L'éloge de la perte (In Praise of Loss)
La connotation dichotomique à laquelle invite le titre de l’exposition de Lucie Duval donne le ton à une expérience sensorielle tout aussi paradoxale. Taxinomie d’un univers intimiste et folâtre, L’éloge de la perte propose une exégèse poétique d’encres où l’artiste s’amuse en des jeux d’absorbement où le corps tout entier est appelé à plonger. Sans jamais ne s’échouer dans une recherche formelle pure, Duval travaille la consistance même du papier par l’entremise d’une exploration plastique libératrice où elle se perd passionnément. Parfois jusqu’à saturation, elle explore en de calligraphiques ou violentes gestuelles la sculpturalité de la surface où des coulées lascives laissent leurs empreintes, témoignage éloquent d’un geste bohémien. En marge du connu et du convenu, ces errances picturales vagabondes arpentent les plaisirs de l’égarement, guidées par l’unique assurance de n’être assuré de rien. Le geste de peindre devient le prétexte à une quête aveugle et délibérée, à une perte de soi rédemptrice. Un retour nécessaire à l’acte même de création, la main incarnée telle l’extension tentaculaire du cerveau.
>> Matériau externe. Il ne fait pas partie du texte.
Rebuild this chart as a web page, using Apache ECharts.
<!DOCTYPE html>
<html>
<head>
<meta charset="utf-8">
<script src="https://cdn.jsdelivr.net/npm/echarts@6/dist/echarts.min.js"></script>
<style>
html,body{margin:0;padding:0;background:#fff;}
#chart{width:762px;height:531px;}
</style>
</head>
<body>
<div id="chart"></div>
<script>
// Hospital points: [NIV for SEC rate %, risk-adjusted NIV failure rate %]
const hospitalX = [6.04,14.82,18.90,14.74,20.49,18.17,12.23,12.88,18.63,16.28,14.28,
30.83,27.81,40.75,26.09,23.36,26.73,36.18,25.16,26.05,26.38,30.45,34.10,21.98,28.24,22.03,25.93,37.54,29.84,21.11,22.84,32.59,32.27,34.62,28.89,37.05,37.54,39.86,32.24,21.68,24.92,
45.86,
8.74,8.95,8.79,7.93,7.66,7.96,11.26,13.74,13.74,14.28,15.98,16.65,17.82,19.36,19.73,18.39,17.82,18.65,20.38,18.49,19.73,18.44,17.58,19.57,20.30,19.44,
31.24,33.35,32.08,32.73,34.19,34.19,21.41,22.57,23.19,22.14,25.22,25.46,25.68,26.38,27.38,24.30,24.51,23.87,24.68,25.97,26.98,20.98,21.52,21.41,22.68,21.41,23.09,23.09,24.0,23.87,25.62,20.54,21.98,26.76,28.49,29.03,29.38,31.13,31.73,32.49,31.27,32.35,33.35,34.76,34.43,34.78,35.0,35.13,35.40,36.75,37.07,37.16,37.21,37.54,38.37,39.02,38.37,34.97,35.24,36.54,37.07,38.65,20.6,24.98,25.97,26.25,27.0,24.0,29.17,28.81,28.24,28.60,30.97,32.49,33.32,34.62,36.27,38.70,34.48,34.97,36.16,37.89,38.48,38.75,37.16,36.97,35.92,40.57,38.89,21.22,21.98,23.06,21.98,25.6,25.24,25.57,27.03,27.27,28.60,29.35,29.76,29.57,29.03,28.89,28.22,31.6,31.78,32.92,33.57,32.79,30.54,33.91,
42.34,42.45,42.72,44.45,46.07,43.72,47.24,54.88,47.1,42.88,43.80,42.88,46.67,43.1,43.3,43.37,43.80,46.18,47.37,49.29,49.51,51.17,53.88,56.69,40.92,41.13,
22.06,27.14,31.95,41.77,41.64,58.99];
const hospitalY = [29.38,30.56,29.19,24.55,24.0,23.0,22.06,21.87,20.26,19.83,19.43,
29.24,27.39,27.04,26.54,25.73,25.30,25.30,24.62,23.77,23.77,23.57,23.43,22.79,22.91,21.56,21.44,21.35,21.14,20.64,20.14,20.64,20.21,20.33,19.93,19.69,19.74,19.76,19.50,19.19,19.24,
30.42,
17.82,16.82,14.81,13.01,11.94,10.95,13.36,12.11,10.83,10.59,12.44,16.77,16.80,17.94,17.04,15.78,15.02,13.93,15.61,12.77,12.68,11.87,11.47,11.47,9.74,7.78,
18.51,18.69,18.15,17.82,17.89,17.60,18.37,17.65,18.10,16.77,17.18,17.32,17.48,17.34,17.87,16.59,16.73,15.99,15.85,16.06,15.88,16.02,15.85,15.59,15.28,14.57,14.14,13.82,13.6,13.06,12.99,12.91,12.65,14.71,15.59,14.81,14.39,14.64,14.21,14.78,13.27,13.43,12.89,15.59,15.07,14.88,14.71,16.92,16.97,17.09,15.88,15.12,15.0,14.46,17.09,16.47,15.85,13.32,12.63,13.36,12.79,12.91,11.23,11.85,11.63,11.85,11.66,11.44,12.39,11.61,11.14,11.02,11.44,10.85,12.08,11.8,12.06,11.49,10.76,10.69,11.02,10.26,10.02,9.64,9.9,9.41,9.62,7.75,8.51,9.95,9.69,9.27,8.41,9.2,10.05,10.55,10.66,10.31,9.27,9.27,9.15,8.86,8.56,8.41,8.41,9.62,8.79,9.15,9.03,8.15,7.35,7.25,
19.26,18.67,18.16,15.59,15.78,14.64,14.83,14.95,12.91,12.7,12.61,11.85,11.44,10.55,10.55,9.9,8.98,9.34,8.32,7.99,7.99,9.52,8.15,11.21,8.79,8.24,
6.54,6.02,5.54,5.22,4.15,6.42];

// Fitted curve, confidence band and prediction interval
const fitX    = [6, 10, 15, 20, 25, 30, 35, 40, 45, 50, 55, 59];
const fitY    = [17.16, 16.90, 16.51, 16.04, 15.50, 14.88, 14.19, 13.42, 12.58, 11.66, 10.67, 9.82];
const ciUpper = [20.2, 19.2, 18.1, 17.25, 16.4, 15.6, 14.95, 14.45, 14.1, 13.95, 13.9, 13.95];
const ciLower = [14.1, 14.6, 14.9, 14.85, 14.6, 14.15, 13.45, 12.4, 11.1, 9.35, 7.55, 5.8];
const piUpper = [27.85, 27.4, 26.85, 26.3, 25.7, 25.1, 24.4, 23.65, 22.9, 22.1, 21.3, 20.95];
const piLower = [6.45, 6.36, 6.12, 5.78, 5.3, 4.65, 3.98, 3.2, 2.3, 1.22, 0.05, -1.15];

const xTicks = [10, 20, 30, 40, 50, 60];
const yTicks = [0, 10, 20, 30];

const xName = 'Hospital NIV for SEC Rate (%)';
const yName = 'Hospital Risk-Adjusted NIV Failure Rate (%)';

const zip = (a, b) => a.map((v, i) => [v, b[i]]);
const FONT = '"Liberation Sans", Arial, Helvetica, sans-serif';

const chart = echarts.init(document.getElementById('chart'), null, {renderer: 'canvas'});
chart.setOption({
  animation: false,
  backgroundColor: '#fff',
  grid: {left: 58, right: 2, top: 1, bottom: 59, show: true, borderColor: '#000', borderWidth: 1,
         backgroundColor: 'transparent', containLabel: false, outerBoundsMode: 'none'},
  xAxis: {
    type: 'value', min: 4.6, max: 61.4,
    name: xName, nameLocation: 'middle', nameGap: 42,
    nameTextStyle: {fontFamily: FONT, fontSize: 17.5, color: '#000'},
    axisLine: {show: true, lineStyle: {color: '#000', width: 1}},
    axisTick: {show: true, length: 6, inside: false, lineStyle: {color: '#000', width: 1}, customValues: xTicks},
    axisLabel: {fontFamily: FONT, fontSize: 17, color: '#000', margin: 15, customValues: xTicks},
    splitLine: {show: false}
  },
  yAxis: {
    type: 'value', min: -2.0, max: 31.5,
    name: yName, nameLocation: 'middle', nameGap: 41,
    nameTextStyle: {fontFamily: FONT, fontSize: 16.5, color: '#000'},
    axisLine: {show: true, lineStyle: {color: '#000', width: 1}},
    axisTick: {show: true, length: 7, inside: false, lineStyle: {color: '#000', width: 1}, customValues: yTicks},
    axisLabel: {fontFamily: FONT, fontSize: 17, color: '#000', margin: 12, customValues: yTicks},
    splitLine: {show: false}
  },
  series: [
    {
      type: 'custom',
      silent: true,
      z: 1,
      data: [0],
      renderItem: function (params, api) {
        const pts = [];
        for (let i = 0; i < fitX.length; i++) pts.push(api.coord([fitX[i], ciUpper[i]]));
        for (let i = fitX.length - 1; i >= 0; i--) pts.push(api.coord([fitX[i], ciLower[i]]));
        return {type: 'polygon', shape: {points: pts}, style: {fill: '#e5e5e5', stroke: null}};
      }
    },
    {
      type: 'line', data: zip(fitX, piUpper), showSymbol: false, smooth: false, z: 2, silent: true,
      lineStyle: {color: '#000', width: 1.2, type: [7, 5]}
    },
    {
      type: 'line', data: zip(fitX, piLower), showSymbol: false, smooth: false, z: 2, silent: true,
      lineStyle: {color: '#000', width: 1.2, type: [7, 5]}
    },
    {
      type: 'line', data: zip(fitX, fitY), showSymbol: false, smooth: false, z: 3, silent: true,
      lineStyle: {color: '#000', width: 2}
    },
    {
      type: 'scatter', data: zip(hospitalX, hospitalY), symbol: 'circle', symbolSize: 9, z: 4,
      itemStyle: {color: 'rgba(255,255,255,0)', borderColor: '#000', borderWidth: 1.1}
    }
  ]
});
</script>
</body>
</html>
Ce « faire » se pose et s’impose sur le support et avec lui une sensitivité qui vous prend à bras-le-corps. Les chairs liquides de la matière prennent forme dans l’œuvre, déversant dans le regard et sur la peau leur dynamique désirante. Exaltée et irradiante, l’encre perméabilise la frontière ténue entre le corps et l’œuvre, exhortant nos sens aux débordements. Sous le poids de l'impalpable relation, l’affect s’éclate.
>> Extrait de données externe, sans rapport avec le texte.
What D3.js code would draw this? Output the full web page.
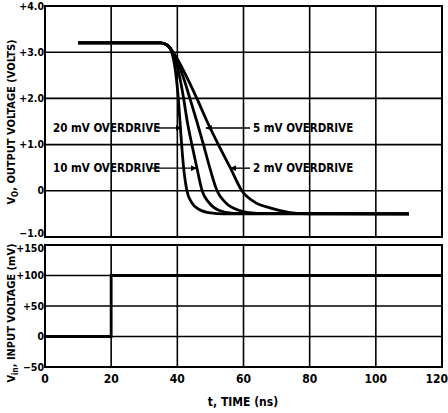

L’éloge de la perte nous convoque à une lecture aléatoire et accidentelle des œuvres, créant des narrations antithétiques performatives entre les différentes représentations. Ces récits baroques et infinis se tissent au fil des déambulations, nouant et dénouant une trame narrative née de l’imaginaire de chacun. Abécédaire asémantique de l’exposition, des prépositions improbables ponctuent ici et là cet univers fictif et participent d’une lecture poétique de l’œuvre de Duval. Jamais littéraux, ces écrits font naître une dialectique qui se joue de la plastie du langage, créant et recréant une linguistique singulière à l’artiste.
Véritable mosaïque sémiotique, L’éloge de la perte nous invite à une relecture constante de la textualité de l’image. Entretenant des rapports déictiques, le chevauchement des mots, des encres et des objets produit des actes de langage qui modifient indubitablement notre perception même des œuvres. L’espace d’un regard, ces chassés-croisés contingents et volontaires brisent l’ordre établi entre le réel et l’imaginaire au profit d’un récit rhizomique où il fait bon s’égarer. L’osmose du dicible et de l’indicible est au cœur de ce dialogue des sens, pérégrinations esthétiques et locutoires prolifères qui ont sans ambages le verbe haut à qui sait tendre l’oreille.
- Anne-Marie Dubois
Lucie Duval est une artiste en arts visuels. Depuis de nombreuses années, son travail s’articule autour d’une interférence entre ce qui est lu et ce qui est vu, un parcours où les mots se jouent des objets et des images. Elle est née à Mont-Laurier, vit et travaille au Québec. Elle a étudié à l’École des beaux-arts de Toulouse et a obtenu, en 1983, le Diplôme national supérieur d’expression plastique (DNSEP), avec félicitations des membres du jury. Elle a exposé régulièrement en Amérique du Nord, en Europe et en Asie. Ses œuvres font entre autre partie de la collection permanente Musée national des beaux-arts du Québec, du musée des Beaux-Arts de Sherbrooke, des prêts d’œuvres d’art du Conseil des Arts du Canada et du Musée national des beaux-arts du Québec et de collections privées. Elle a réalisé plusieurs projets d’art public et a publié en 2010 le livre Histoires à tirer par les oreilles. Elle est représentée par la galerie Isabelle Gounod à Paris.
Anne-Marie Dubois est titulaire d’une maîtrise en histoire de l’art à l’Université du Québec à Montréal avec concentration en études féministes (2014). Ses recherches portent principalement sur les représentations queers au sein des pratiques actuelles et de la manière dont elles revisitent puis dénaturalisent les concepts d’identité, de genre, de race et de sexualité.